Painter, Fiona Curran’s This time next year things are going to be different is an ambitious sculptural project as the artist had never worked in three-dimensional form prior to this commission. This colourful, abstract, collapsing tree house is aesthetically pleasing on first encounter and certainly one that is resonant with its garden surrounding. Its hues of blues, green and red have an immediacy with the flowers below, but interestingly the sculpture also comments on issues of sustainability as is a result of a collaborative project with Ashton Hayes, a local community aiming to become the UK’s first carbon natural community, which will receive Curran’s work as a resource centre after the biennial.

Further presentations by Jimmie Durham include an assemblage of leaking drums. Spring Fever is particularly resonant in light of the recent BP oil crisis, although this piece preceded the disaster. Durham’s well-documented relationship to petroleum stems from his Cherokee roots and the displacement of Native Americans in the plight for oil excavation.

The Last Lord by Berlin based Swedish artist, Annika Eriksson, juxtaposes films by the Eriksson and footage from films made by Maurice Egerton housed in the infamous The Smallest Cinema in the World, which was originally commissioned by UP Projects as part of Portavillion 2008 in London’s Regent Park.

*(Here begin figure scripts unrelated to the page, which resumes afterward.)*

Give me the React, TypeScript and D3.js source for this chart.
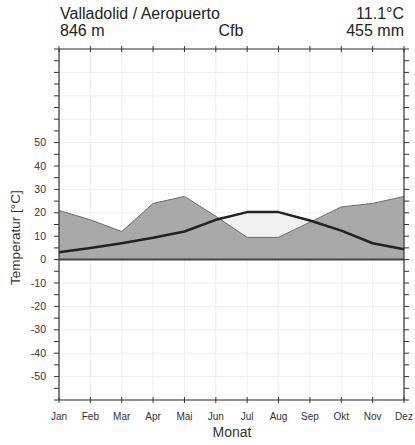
import React from "react";
import * as d3 from "d3";

const months = ["Jan", "Feb", "Mar", "Apr", "Mai", "Jun", "Jul", "Aug", "Sep", "Okt", "Nov", "Dez"];
const temperature = [3.1, 5.0, 7.0, 9.3, 12.0, 17.0, 20.3, 20.3, 16.7, 12.4, 7.0, 4.4];
const precipitation = [42, 34, 24, 48, 54, 37, 19, 19, 32, 45, 48, 54];
const yTickLabels = [50, 40, 30, 20, 10, 0, -10, -20, -30, -40, -50];
const titleLeft = "Valladolid / Aeropuerto";
const elevation = "846 m";
const climateClass = "Cfb";
const meanTemp = "11.1°C";
const totalPrecip = "455 mm";

const W = 415, H = 445;
const L = 59, R = 404, T = 49, B = 400;

export default function App() {
  const x = d3.scaleLinear().domain([0, 11]).range([L, R]);
  const y = d3.scaleLinear().domain([-60, 90]).range([B, T]);
  const p = precipitation.map((v) => v / 2);
  const idx = d3.range(12);

  const precipArea = d3.area<number>().x((i) => x(i)).y0(y(0)).y1((i) => y(p[i]))(idx) || "";
  const aboveprecip = d3.area<number>().x((i) => x(i)).y0(T).y1((i) => y(p[i]))(idx) || "";
  const precipLine = d3.line<number>().x((i) => x(i)).y((i) => y(p[i]))(idx) || "";
  const tempLine = d3.line<number>().x((i) => x(i)).y((i) => y(temperature[i]))(idx) || "";
  const aridArea = d3
    .area<number>()
    .x((i) => x(i))
    .y0((i) => y(p[i]))
    .y1((i) => y(temperature[i]))(idx) || "";

  const minorTicks = d3.range(-60, 91, 5);
  const gridY = d3.range(-60, 91, 10);

  return (
    <svg width={W} height={H} style={{ position: "absolute", left: 0, top: 0, background: "#fff" }}
      fontFamily="'Liberation Sans', Arial, sans-serif">
      <defs>
        <clipPath id="abovePrecip">
          <path d={aboveprecip} />
        </clipPath>
      </defs>
      <rect x={0} y={0} width={W} height={H} fill="#fff" />
      {gridY.map((v) => (
        <line key={"gy" + v} x1={L} x2={R} y1={y(v)} y2={y(v)} stroke="#eeeeee" strokeWidth={1} />
      ))}
      {idx.map((i) => (
        <line key={"gx" + i} x1={x(i)} x2={x(i)} y1={T} y2={B} stroke="#eeeeee" strokeWidth={1} />
      ))}
      <path d={precipArea} fill="#a9a9a9" stroke="none" />
      <path d={aridArea} fill="#f1f1f1" stroke="none" clipPath="url(#abovePrecip)" />
      <path d={precipLine} fill="none" stroke="#6a6a6a" strokeWidth={1} />
      <line x1={L} x2={R} y1={y(0)} y2={y(0)} stroke="#444" strokeWidth={2} />
      <path d={tempLine} fill="none" stroke="#222" strokeWidth={2.5} strokeLinejoin="round" />
      <line x1={L} x2={R} y1={T} y2={T} stroke="#333" strokeWidth={1.2} />
      <line x1={L} x2={R} y1={B} y2={B} stroke="#333" strokeWidth={1.2} />
      <line x1={L} x2={L} y1={T} y2={B} stroke="#333" strokeWidth={1.2} />
      <line x1={R} x2={R} y1={T} y2={B} stroke="#333" strokeWidth={1.2} />
      {idx.map((i) => (
        <g key={"xt" + i}>
          <line x1={x(i)} x2={x(i)} y1={T - 3} y2={T + 3} stroke="#333" />
          <line x1={x(i)} x2={x(i)} y1={B - 3} y2={B + 3} stroke="#333" />
          <text x={x(i)} y={420} fontSize={10} textAnchor="middle" fill="#333">{months[i]}</text>
        </g>
      ))}
      {minorTicks.map((v) => (
        <g key={"yt" + v}>
          <line x1={L - 5} x2={L} y1={y(v)} y2={y(v)} stroke="#333" />
          <line x1={R} x2={R + 5} y1={y(v)} y2={y(v)} stroke="#333" />
        </g>
      ))}
      {yTickLabels.map((v) => (
        <text key={"yl" + v} x={46} y={y(v) + 3.5} fontSize={10.5} textAnchor="end" fill="#333">{v}</text>
      ))}
      <text x={60} y={19} fontSize={16} fill="#222">{titleLeft}</text>
      <text x={60} y={36} fontSize={16} fill="#222">{elevation}</text>
      <text x={231} y={36} fontSize={16} fill="#222" textAnchor="middle">{climateClass}</text>
      <text x={404} y={19} fontSize={16} fill="#222" textAnchor="end">{meanTemp}</text>
      <text x={404} y={36} fontSize={16} fill="#222" textAnchor="end">{totalPrecip}</text>
      <text x={232} y={437} fontSize={14} fill="#333" textAnchor="middle">Monat</text>
      <text transform={`translate(20,${y(0) - 22}) rotate(-90)`} fontSize={13.5} fill="#333" textAnchor="middle">Temperatur [°C]</text>
    </svg>
  );
}
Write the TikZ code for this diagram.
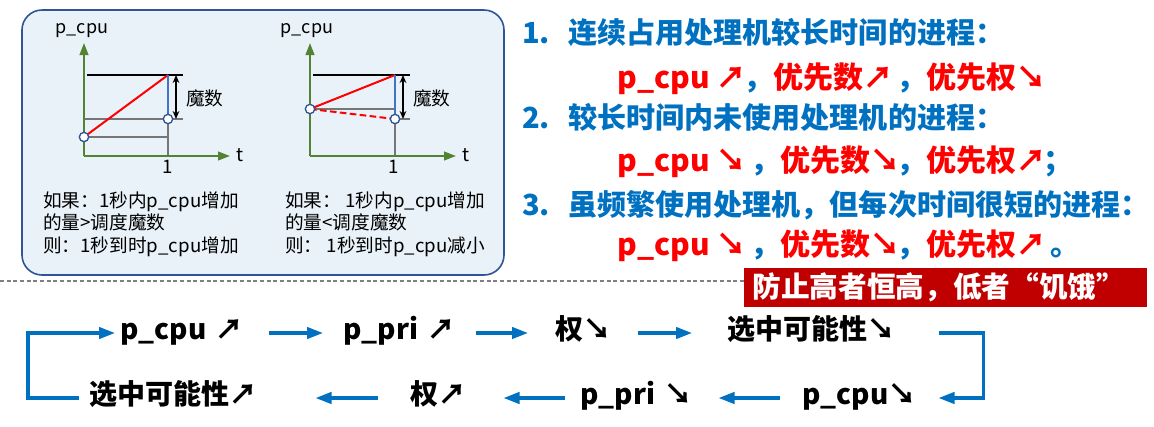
\documentclass[tikz,border=0pt]{standalone}
\usepackage{fontspec}
\setmainfont{Noto Sans CJK SC}
\usetikzlibrary{arrows.meta}
\definecolor{bluet}{RGB}{0,112,192}
\definecolor{redt}{RGB}{255,0,0}
\definecolor{darkred}{RGB}{192,0,0}
\definecolor{axisg}{RGB}{84,130,53}
\definecolor{boxfill}{RGB}{232,242,248}
\definecolor{boxline}{RGB}{47,85,151}
\definecolor{ptblue}{RGB}{47,85,151}
\definecolor{vblue}{RGB}{68,114,196}
\definecolor{grayl}{RGB}{118,118,118}
\newcommand{\myup}{↗\kern-2.5pt}
\newcommand{\mydn}{↘\kern-2.5pt}
\begin{document}
\begin{tikzpicture}[x=0.75pt,y=-0.75pt,
  bluehead/.style={font=\fontsize{21.8}{25}\selectfont\bfseries, text=bluet, inner sep=0pt, anchor=base west},
  redline/.style={font=\fontsize{22.5}{26}\selectfont\bfseries, text=redt, inner sep=0pt, anchor=base west},
  flow/.style={font=\fontsize{21}{25}\selectfont\bfseries, text=black, inner sep=0pt, anchor=west,
    text height=15pt, text depth=6pt, align=left},
  flowarrow/.style={draw=bluet, line width=2.4pt, -{Triangle[length=12pt,width=8.5pt]}},
  small/.style={font=\fontsize{14}{16}\selectfont, inner sep=0pt, anchor=base west},
  axislabel/.style={font=\fontsize{14}{16}\selectfont, inner sep=0pt},
  axis/.style={draw=axisg, line width=1.5pt, -{Triangle[length=9pt,width=6.5pt]}},
  blackl/.style={draw=black, line width=0.9pt},
  grayline/.style={draw=grayl, line width=1.3pt},
  redl/.style={draw=redt, line width=1.5pt},
  bluev/.style={draw=vblue, line width=1.5pt},
  magic/.style={draw=black, line width=1pt, {Stealth[length=6pt,width=5pt]}-{Stealth[length=6pt,width=5pt]}},
  pt/.style={circle, draw=ptblue, fill=white, line width=1pt, minimum size=7pt, inner sep=0pt},
]
\useasboundingbox (0,0) rectangle (1154,426);

% ---------- panel ----------
\draw[draw=boxline, fill=boxfill, line width=1.2pt, rounded corners=15pt] (22,10) rectangle (504,275);

% ---------- graph 1 ----------
\draw[blackl] (87,75) -- (183,75);
\draw[grayline] (84,119) -- (183,119);
\draw[grayline] (84,137) -- (168,137);
\draw[grayline] (168,119) -- (168,156);
\draw[axis] (84,156) -- (84,43);
\draw[axis] (84,156) -- (230,156);
\draw[redl] (84,137) -- (168,75);
\draw[bluev] (168,75) -- (168,119);
\draw[magic] (176,75) -- (176,119);
\node[pt] (g1a) at (84,137) {};
\node[pt] (g1b) at (168,119) {};
\node[axislabel, font=\fontsize{13.5}{15}\selectfont, anchor=base] (g1y) at (82,33) {p\_cpu};
\node[axislabel, anchor=base] (g1t) at (240,161) {t};
\node[axislabel, anchor=base] (g1one) at (168,173) {1};
\node[axislabel, anchor=west] (g1m) at (186,98) {魔数};

% ---------- graph 2 ----------
\draw[blackl] (313,75) -- (410,75);
\draw[grayline] (310,109) -- (395,109);
\draw[grayline] (395,119) -- (410,119);
\draw[grayline] (395,119) -- (395,156);
\draw[axis] (310,156) -- (310,43);
\draw[axis] (310,156) -- (456,156);
\draw[redl] (310,109) -- (395,75);
\draw[redl, dash pattern=on 5pt off 2.5pt] (310,109) -- (395,119);
\draw[bluev] (395,75) -- (395,119);
\draw[magic] (403,75) -- (403,119);
\node[pt] (g2a) at (310,109) {};
\node[pt] (g2b) at (395,119) {};
\node[axislabel, font=\fontsize{13.5}{15}\selectfont, anchor=base] (g2y) at (307,33) {p\_cpu};
\node[axislabel, anchor=base] (g2t) at (466,161) {t};
\node[axislabel, anchor=base] (g2one) at (394,173) {1};
\node[axislabel, anchor=west] (g2m) at (413,98) {魔数};

% ---------- panel texts ----------
\node[small] (l1) at (43,207) {如果：1秒内p\_cpu增加};
\node[small] (l2) at (43,229) {的量>调度魔数};
\node[small] (l3) at (43,252) {则：1秒到时p\_cpu增加};
\node[small] (r1) at (285,207) {如果： 1秒内p\_cpu增加};
\node[small] (r2) at (285,229) {的量<调度魔数};
\node[small] (r3) at (285,252) {则： 1秒到时p\_cpu减小};

% ---------- right list ----------
\node[bluehead] (n1) at (522,43) {1.};
\node[bluehead] (h1) at (568,43) {连续占用处理机较长时间的进程：};
\node[redline] (c1) at (617,88) {p\_cpu \myup{\color{bluet}，}优先数\myup\ {\color{bluet}，}优先权\mydn};
\node[bluehead] (n2) at (522,128) {2.};
\node[bluehead] (h2) at (568,128) {较长时间内未使用处理机的进程：};
\node[redline] (c2) at (617,171) {p\_cpu \mydn\ {\color{bluet}，}优先数\mydn{\color{bluet}，}优先权\myup{\color{bluet}；}};
\node[bluehead] (n3) at (522,215) {3.};
\node[bluehead] (h3) at (568,215) {虽频繁使用处理机，但每次时间很短的进程：};
\node[redline] (c3) at (617,255) {p\_cpu \mydn\ {\color{bluet}，}优先数\mydn{\color{bluet}，}优先权\myup\ {\color{bluet}。}};

% ---------- warning ----------
\node[fill=darkred, text=white, font=\fontsize{21.5}{25}\selectfont\bfseries, minimum width=302pt, minimum height=29pt, inner sep=0pt] (warn) at (945.5,287.5) {\hspace*{-10pt}防止高者恒高，低者“饥饿”};
\coordinate (dl) at (0,281);
\draw[draw=gray, line width=0.8pt, dash pattern=on 3pt off 2pt] (dl) -- (dl -| warn.west);

% ---------- flow ----------
\node[flow, text width=82.5pt] (f1) at (120,333) {\mbox{p\_cpu ↗}};
\node[flow, text width=72.75pt] (f2) at (343,333) {\mbox{p\_pri ↗}};
\node[flow, text width=36pt] (f3) at (555,333) {\mbox{权↘}};
\node[flow, text width=116.25pt] (f4) at (727,333) {\mbox{选中可能性↘}};
\node[flow, text width=73.5pt] (f5) at (802,398) {\mbox{p\_cpu↘}};
\node[flow, text width=72.75pt] (f6) at (580,398) {\mbox{p\_pri ↘}};
\node[flow, text width=36pt] (f7) at (410,398) {\mbox{权↗}};
\node[flow, text width=117pt] (f8) at (89,398) {\mbox{选中可能性↗}};

\draw[flowarrow, shorten <=28.5pt, shorten >=15pt] (f1.east) -- (f2.west);
\draw[flowarrow, shorten <=26.25pt, shorten >=20.25pt] (f2.east) -- (f3.west);
\draw[flowarrow, shorten <=25.5pt, shorten >=26.25pt] (f3.east) -- (f4.west);
\draw[flowarrow, shorten <=42pt, shorten >=28.5pt] (f4.east) -- ++(101,0) |- (f5.east);
\draw[flowarrow, shorten <=16.5pt, shorten >=30.75pt] (f5.west) -- (f6.east);
\draw[flowarrow, shorten <=11.25pt, shorten >=33.75pt] (f6.west) -- (f7.east);
\draw[flowarrow, shorten <=24pt, shorten >=52.5pt] (f7.west) -- (f8.east);
\draw[flowarrow, shorten <=7.5pt, shorten >=3.75pt] (f8.west) -- ++(-61,0) |- (f1.west);
\end{tikzpicture}
\end{document}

It’s often hard to separate where new and old footage converge, but as one watches the last lord, it poignantly links with Tatton’s transition from private home to public space.

Ryan Gander’s investigation into forgery, fakes and collecting habits is an extensive project encompassing the estate’s arboretum, general manager’s office, mansion, stable yard gift shop and garden shop. The 4th Baron Egerton’s 16 Plumed Bird of Paradise, a fake specimen is on display through the window of the general manager’s office with other works deemed unfit for display. The project as a whole, including postcards in the gift shop, chutney labels in the garden shop, sculptural remains on the grounds, and a forgotten photograph in the mansion, is suggestive of how we deal with the realisation that a precious artefact is in fact a fake, further commenting on ideas of celebrated and reappropriated identities.

The biennial also hosts weekend events, which include performances by David Burrows & Simon O’Sullivan, which deal with the use of foreign, alien objects as identity locators. In one such performance, Marcia Farquhar rides a life-size rocking horse discussing the role of the horse in the English psyche and the place of the young female writer throughout history.

Tatton Park Biennial is unique for its consistent and continuous curatorial strategy, encouraged by return of the same curators for three concurrent biennials, as well as offering a world-class presentation of contemporary art in rural Cheshire.

The presentation of works of such monumental scale in a site that presents challenges in terms of location, flexibility and use of space, ambitiously puts this biennial on par with venues such as Yorkshire Sculpture Park and The Henry Moore Foundation, Perry Green.